Over decades, “Triangular” became a notable trio subtheme in the discography of drummer Ralph Peterson. It started with 1989’s *Triangular*, featuring pianist Geri Allen and bassist Phil Bowler. It resurfaced in 2000 with pianist David Kikoski and bassist Gerald Cannon on the bracing *Triangular II*. It was not lost, therefore, on brothers Zaccai Curtis (piano/keyboard) and Luques Curtis (bass) when they made the lofty “Triangular” ranks on the live album *Triangular III* in 2016. Peterson and the Curtises mix it up once again on the former’s final album, *Raise Up Off Me*, a testament to the influential firebrand and esteemed educator who fell to cancer at 58. Released the day after Peterson would have turned 59, *Raise Up Off Me* documents a group rapport that is surging yet subtle, full of interactive motion. Vocalist Jazzmeia Horn joins on three songs, including her original “Please Do Something” and Peterson’s “Tears I Can Not Hide,” a deep cut from the drummer’s 2002 release, *Subliminal Seduction*, for which Horn wrote new lyrics.

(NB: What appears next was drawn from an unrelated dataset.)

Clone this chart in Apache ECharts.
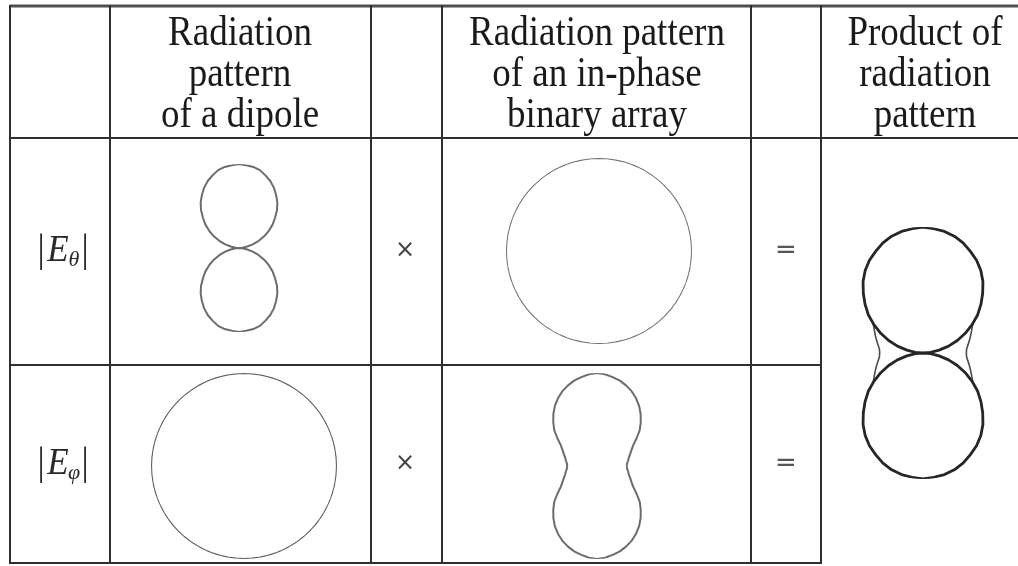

Percussionist Eguie Castrillo sits in as well on Peterson’s elegant but stormy Afro-Latin original “Blue Hughes.” Peterson borrows the title *Raise Up Off Me* from pianist Hampton Hawes’ 1974 memoir of the same name, and he couches it expressly in terms of Black Lives Matter: “For my life to matter, you have to raise up off me,” he said in a promo statement. Fittingly, it’s his own compositional voice in the spotlight as he leads off with the title track (and the subsequent “Raise Up Off Me Too!”), adding auxiliary percussion to fill the soundscape. There’s an affecting Zaccai Curtis ballad (“I Want to Be There for You”) and a subtheme of tributes to Black pianists: Bud Powell’s “Bouncing With Bud,” the fierce modern blues “Four Play” by the late James Williams, the blistering and complex “Shorties Portion” by Patrice Rushen and, most strikingly, “Naima’s Love Song” by the late John Hicks, in an energized reading with Horn on vocals and Peterson himself on trumpet, which he played with great proficiency.